§ **Stored records**:
○ ○ ○ ○ ○ ○ ○

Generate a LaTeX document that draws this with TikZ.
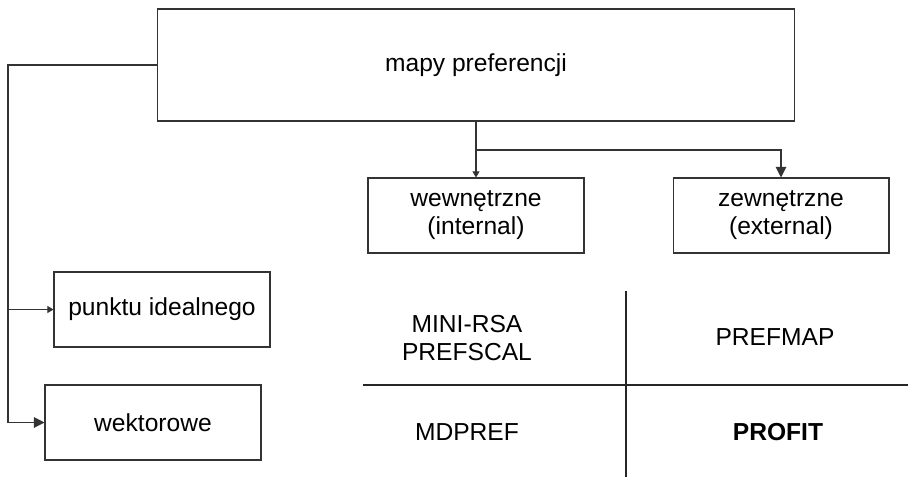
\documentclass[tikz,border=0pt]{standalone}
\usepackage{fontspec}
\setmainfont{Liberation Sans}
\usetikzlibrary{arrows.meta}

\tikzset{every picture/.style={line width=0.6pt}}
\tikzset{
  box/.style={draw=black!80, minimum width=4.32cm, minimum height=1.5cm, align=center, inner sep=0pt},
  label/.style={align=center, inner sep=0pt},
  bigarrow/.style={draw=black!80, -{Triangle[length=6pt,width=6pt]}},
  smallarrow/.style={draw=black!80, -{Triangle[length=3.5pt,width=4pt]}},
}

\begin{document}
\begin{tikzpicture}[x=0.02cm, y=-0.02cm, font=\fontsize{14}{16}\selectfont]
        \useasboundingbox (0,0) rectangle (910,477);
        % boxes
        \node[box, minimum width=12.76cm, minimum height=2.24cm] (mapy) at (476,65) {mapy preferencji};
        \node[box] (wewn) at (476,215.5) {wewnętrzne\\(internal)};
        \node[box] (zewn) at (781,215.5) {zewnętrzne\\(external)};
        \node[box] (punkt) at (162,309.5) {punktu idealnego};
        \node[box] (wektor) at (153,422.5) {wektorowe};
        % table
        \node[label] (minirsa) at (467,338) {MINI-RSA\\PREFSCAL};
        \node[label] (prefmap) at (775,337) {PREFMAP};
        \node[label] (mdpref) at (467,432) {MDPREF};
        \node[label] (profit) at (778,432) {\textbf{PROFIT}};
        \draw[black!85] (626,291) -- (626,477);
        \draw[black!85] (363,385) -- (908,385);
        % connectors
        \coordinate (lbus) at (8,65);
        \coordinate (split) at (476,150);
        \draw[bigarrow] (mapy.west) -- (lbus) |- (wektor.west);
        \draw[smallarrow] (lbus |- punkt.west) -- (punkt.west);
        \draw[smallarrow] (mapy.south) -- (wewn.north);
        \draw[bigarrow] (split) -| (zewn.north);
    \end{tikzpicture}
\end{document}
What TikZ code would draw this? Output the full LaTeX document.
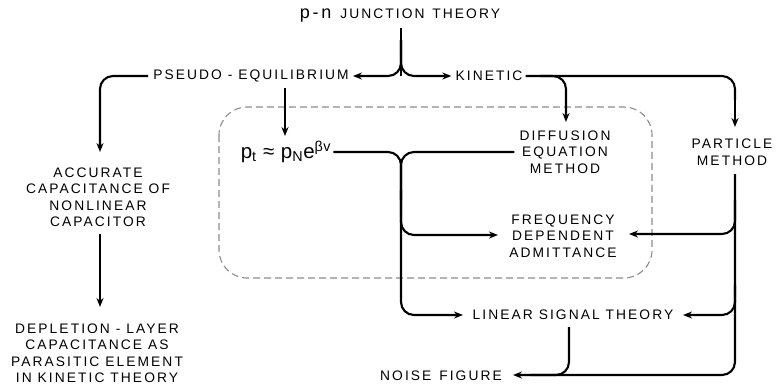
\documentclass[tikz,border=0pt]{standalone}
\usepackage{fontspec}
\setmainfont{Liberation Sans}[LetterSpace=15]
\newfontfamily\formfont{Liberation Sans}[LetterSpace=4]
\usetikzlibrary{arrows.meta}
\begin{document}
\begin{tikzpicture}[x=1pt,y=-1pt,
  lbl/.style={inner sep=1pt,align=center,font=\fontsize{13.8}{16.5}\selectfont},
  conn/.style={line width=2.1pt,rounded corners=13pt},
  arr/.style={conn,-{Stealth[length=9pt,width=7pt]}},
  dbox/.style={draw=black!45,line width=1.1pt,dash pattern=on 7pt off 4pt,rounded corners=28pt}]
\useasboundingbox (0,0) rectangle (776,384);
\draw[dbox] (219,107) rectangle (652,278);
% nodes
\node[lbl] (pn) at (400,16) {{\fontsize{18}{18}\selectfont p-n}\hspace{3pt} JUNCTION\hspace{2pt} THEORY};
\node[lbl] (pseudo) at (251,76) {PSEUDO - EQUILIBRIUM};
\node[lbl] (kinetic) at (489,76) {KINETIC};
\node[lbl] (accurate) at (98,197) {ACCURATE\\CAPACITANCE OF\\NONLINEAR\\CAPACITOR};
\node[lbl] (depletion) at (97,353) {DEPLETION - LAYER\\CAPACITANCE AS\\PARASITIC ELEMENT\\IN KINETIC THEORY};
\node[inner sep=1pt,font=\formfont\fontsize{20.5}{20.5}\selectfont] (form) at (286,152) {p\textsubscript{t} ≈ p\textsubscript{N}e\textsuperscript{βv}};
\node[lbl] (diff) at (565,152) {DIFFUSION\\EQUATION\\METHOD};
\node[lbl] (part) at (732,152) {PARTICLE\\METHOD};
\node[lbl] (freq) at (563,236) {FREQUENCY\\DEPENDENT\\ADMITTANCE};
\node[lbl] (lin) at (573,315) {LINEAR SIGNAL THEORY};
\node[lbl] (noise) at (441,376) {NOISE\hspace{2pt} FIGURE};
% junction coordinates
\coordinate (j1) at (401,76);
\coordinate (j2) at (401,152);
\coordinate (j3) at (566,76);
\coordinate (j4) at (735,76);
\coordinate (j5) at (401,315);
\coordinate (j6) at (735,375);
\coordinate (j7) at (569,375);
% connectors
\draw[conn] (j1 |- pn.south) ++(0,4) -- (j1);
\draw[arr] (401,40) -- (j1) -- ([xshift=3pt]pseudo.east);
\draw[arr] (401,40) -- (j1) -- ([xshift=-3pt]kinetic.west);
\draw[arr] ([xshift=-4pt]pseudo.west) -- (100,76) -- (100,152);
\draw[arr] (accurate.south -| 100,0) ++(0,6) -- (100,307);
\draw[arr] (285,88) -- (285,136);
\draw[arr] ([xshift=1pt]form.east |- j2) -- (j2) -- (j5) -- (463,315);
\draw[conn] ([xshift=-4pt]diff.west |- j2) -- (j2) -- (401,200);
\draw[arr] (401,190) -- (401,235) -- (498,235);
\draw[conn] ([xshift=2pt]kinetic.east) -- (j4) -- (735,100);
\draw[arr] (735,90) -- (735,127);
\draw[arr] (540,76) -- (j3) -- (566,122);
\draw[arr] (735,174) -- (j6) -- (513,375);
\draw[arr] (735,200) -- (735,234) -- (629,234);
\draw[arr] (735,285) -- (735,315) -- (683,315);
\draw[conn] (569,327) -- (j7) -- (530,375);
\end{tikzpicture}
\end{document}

○ ○ ○ ○ ○ ○ ○

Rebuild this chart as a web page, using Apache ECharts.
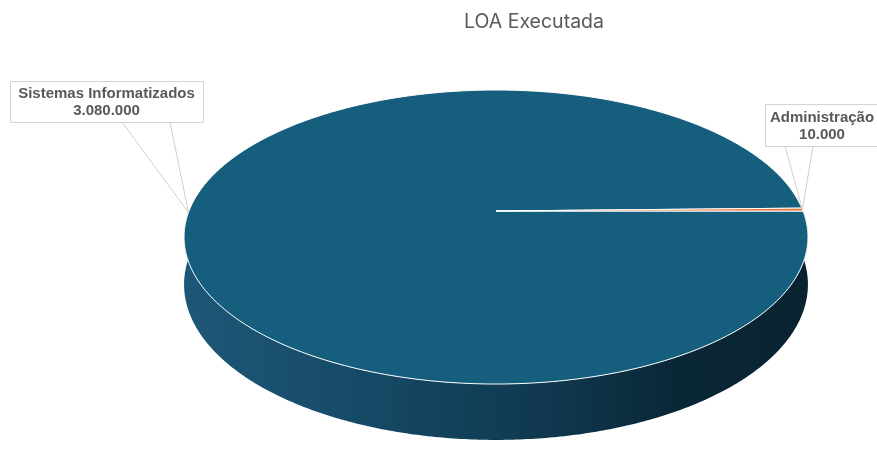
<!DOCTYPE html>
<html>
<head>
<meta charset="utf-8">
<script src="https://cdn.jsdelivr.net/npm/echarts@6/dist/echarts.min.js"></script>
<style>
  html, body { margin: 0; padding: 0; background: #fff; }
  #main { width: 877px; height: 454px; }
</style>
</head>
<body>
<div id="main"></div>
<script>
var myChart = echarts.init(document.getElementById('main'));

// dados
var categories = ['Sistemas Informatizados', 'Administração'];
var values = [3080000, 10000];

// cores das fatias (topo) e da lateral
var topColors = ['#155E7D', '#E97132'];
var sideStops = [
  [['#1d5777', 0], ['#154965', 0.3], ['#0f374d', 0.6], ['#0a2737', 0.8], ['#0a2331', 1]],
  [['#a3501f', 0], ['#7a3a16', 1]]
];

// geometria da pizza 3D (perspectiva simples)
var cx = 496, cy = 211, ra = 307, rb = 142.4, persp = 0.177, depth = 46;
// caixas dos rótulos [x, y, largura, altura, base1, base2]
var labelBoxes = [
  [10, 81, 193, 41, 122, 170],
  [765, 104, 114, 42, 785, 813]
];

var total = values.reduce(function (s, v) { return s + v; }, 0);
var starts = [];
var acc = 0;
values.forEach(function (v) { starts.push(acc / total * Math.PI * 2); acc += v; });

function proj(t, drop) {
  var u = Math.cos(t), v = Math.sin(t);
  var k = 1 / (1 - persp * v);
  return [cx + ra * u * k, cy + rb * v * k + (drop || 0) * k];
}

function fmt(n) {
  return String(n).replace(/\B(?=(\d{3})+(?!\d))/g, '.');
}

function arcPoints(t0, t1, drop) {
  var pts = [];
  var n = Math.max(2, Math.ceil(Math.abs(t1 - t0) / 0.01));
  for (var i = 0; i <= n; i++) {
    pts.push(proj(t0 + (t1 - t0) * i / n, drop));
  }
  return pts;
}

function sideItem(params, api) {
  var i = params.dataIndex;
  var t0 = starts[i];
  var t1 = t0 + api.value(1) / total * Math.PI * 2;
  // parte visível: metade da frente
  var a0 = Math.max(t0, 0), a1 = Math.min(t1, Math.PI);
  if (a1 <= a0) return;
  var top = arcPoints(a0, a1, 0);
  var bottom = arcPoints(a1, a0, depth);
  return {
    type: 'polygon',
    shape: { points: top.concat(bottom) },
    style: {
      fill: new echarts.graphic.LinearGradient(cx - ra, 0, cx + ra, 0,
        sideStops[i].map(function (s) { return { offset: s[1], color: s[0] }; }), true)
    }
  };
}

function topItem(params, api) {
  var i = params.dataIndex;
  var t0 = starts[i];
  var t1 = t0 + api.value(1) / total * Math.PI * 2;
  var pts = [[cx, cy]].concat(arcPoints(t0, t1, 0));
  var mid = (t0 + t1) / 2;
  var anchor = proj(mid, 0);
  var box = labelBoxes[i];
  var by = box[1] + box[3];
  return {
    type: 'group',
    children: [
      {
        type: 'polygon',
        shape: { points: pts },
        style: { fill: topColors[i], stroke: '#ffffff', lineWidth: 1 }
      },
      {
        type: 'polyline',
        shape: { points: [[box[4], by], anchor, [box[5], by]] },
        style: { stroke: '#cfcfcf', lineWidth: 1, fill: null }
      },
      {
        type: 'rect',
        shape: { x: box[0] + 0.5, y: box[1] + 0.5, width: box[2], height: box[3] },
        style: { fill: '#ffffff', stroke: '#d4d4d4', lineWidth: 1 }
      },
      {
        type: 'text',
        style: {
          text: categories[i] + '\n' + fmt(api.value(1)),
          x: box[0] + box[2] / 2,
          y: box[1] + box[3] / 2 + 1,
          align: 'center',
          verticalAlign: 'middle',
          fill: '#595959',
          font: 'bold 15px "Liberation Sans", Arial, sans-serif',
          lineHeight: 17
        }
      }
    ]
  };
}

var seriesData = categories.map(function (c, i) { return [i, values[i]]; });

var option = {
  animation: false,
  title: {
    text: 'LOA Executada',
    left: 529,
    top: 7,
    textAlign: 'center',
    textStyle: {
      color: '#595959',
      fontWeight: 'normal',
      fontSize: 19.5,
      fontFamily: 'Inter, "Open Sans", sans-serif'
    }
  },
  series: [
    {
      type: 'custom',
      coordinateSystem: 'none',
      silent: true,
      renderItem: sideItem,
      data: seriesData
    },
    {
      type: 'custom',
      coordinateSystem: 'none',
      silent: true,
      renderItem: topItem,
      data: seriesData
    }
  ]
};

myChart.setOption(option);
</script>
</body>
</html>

○ ○ ○ ○ ○ ○ ○

§ **Exercise brief**: Gather from the data above every line with the string "LaTeX".

§ **Written reply**:
Generate a LaTeX document that draws this with TikZ.
What TikZ code would draw this? Output the full LaTeX document.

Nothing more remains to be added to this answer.